Emotionally contrived and generally ridiculous, this is a transparent attempt from Twilight director Catherine Hardwicke to transfer the popularity of that franchise to a new set of characters. The setting may be completely different, but the angst is there in grating abundance. Red Riding Hood may have some luscious cinematography, but not even a showboating Gary Oldman can make this garbage watchable.
The wide-eyed Amanda Seyfried is Valarie, a member of a small village constantly living in terror of a wolf that had cut down on the eating of people up until recently. After her sister is slain, she and her true love Peter (Fernandez) a broody woodcutting orphan, plan on legging it together; but a spanner in the works appears in the form of rich and swish, Henry (Max Irons) who Valerie's perpetually flustered mother wants her to shack up with instead. Whilst all of this behoving is going on, Gary Oldman's mental wolf slayer turns up, and begins the Bush Administration tactics of liberating information from the village inhabitants.
Who thought crossing Twilight with the dire M. Night Shyamalan effort The Village was a wise move? Mixing soap opera style theatrics with a giant werewolf that turns up everyone once and a while to eat someone - then have a chat with Seyfried - is beyond the realms of hilarious. How is the Mamma Mia actress supposed to NOT look ridiculous conversing with a giant wolf who sounds a bit like the posh Gremlin from Gremlins 2.

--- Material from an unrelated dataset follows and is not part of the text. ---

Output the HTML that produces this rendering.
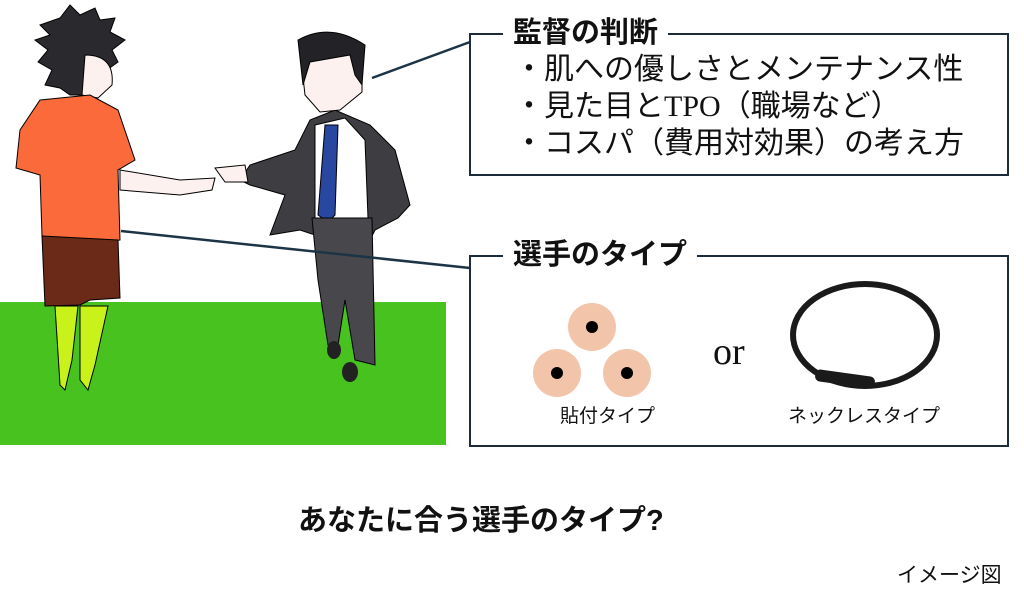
<!DOCTYPE html>
<html><head><meta charset="utf-8"><style>
body{margin:0;width:1024px;height:597px;background:#fff;position:relative;overflow:hidden;font-family:"Liberation Sans","Noto Sans CJK JP",sans-serif;color:#111}
.a{position:absolute;white-space:nowrap}
.box{position:absolute;border:2.5px solid #1c2c3a;box-sizing:border-box}
.h{position:absolute;background:#fff;font-weight:bold;font-size:29px;padding:0 10px;line-height:32px}
</style></head><body>
<svg class="a" style="left:0;top:0" width="1024" height="597">
<rect x="0" y="302" width="446" height="143" fill="#47c21f"/>
<path d="M40,25 L60,18 L70,5 L80,15 L95,8 L100,20 L115,18 L110,32 L125,40 L112,50 L118,62 L100,75 L95,95 L70,95 L60,88 L45,85 L52,70 L38,62 L48,50 L35,40 L50,35Z" fill="#2a2a2e" stroke="#000"/>
<path d="M85,55 Q115,55 112,85 L98,98 L82,95Z" fill="#fdf1ef" stroke="#000"/>
<path d="M120,170 L180,180 L215,178 L212,190 L180,195 L120,190Z" fill="#fdf1ef" stroke="#000"/>
<path d="M40,100 L90,95 L118,110 L135,160 L118,170 L120,240 L85,246 L42,236 L40,175 L16,168 L20,130Z" fill="#fb6a3a" stroke="#000"/>
<path d="M42,236 L118,240 L120,298 L90,300 L80,305 L45,306Z" fill="#6b2a17" stroke="#000"/>
<path d="M55,306 L78,306 L72,360 L65,390 L60,385 Z M80,306 L108,306 L95,365 L88,390 L80,380Z" fill="#c9f21a" stroke="#000"/>
<path d="M240,180 L250,165 L295,150 L310,120 L335,110 L370,125 L395,150 L410,205 L398,218 L375,230 L370,240 L330,240 L300,230 L270,235 L285,195 L250,185Z" fill="#3d3d42" stroke="#000"/>
<path d="M215,168 L245,165 L248,182 L225,182Z" fill="#fdf1ef" stroke="#000"/>
<path d="M315,125 L345,118 L365,140 L368,218 L315,220Z" fill="#fff" stroke="#000"/>
<path d="M325,125 L338,125 L335,215 L328,222 L318,215Z" fill="#2847a0" stroke="#000"/>
<path d="M312,218 L372,218 L375,365 L355,360 L345,300 L338,345 L328,345 L318,280Z" fill="#48484c" stroke="#000"/>
<ellipse cx="350" cy="372" rx="8" ry="10" fill="#222"/><ellipse cx="334" cy="350" rx="7" ry="9" fill="#222"/>
<path d="M300,50 Q330,25 362,45 L362,92 L340,110 L320,112 L305,95Z" fill="#fdf1ef" stroke="#000"/>
<path d="M298,40 Q330,22 365,45 L362,85 L355,75 L350,55 L310,62 L303,85Z" fill="#232327" stroke="#000"/>
<line x1="372" y1="78" x2="470" y2="42" stroke="#1c3445" stroke-width="2.5"/>
<line x1="121" y1="231" x2="470" y2="268" stroke="#1c3445" stroke-width="2.5"/>
<g fill="#f2c4aa"><circle cx="592" cy="327" r="24"/><circle cx="557" cy="373" r="24"/><circle cx="627" cy="373" r="24"/></g>
<g fill="#000"><circle cx="592" cy="327" r="6"/><circle cx="557" cy="373" r="6"/><circle cx="627" cy="373" r="6"/></g>
<ellipse cx="865" cy="335" rx="72" ry="51" fill="none" stroke="#1a1a1a" stroke-width="6"/>
<rect x="815" y="373" width="60" height="12" rx="5" fill="#1a1a1a" transform="rotate(8 845 379)"/>
</svg>
<div class="box" style="left:469px;top:33px;width:540px;height:143px"></div>
<div class="h" style="left:503px;top:17px">監督の判断</div>
<div class="a" style="left:514px;top:51px;font-size:30px;line-height:37px">・肌への優しさとメンテナンス性<br>・見た目と<span style="font-family:'Liberation Serif',serif">TPO</span>（職場など）<br>・コスパ（費用対効果）の考え方</div>
<div class="box" style="left:469px;top:255px;width:540px;height:192px"></div>
<div class="h" style="left:503px;top:239px">選手のタイプ</div>
<div class="a" style="left:560px;top:401px;font-size:19px">貼付タイプ</div>
<div class="a" style="left:788px;top:401px;font-size:19px">ネックレスタイプ</div>
<div class="a" style="left:713px;top:330px;font-size:38px;font-family:'Liberation Serif',serif">or</div>
<div class="a" style="left:298px;top:497px;font-size:29px;font-weight:bold">あなたに合う選手のタイプ?</div>
<div class="a" style="left:897px;top:559px;font-size:21px">イメージ図</div>
</body></html>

Proceedings are momentarily lifted when Oldman turns up; he's all unhinged swagger, spouting fire and brimstone. But Hardwicke lets him off the leash completely; that or he got bored, as the grandiose spouting's soon become tiresome. The two male leads are required to do little other than look pensive, while Seyfried never really stood a chance.
A callous attempt to cash-in on another franchise that fails unequivocally. This is a horribly conceived, very silly mess.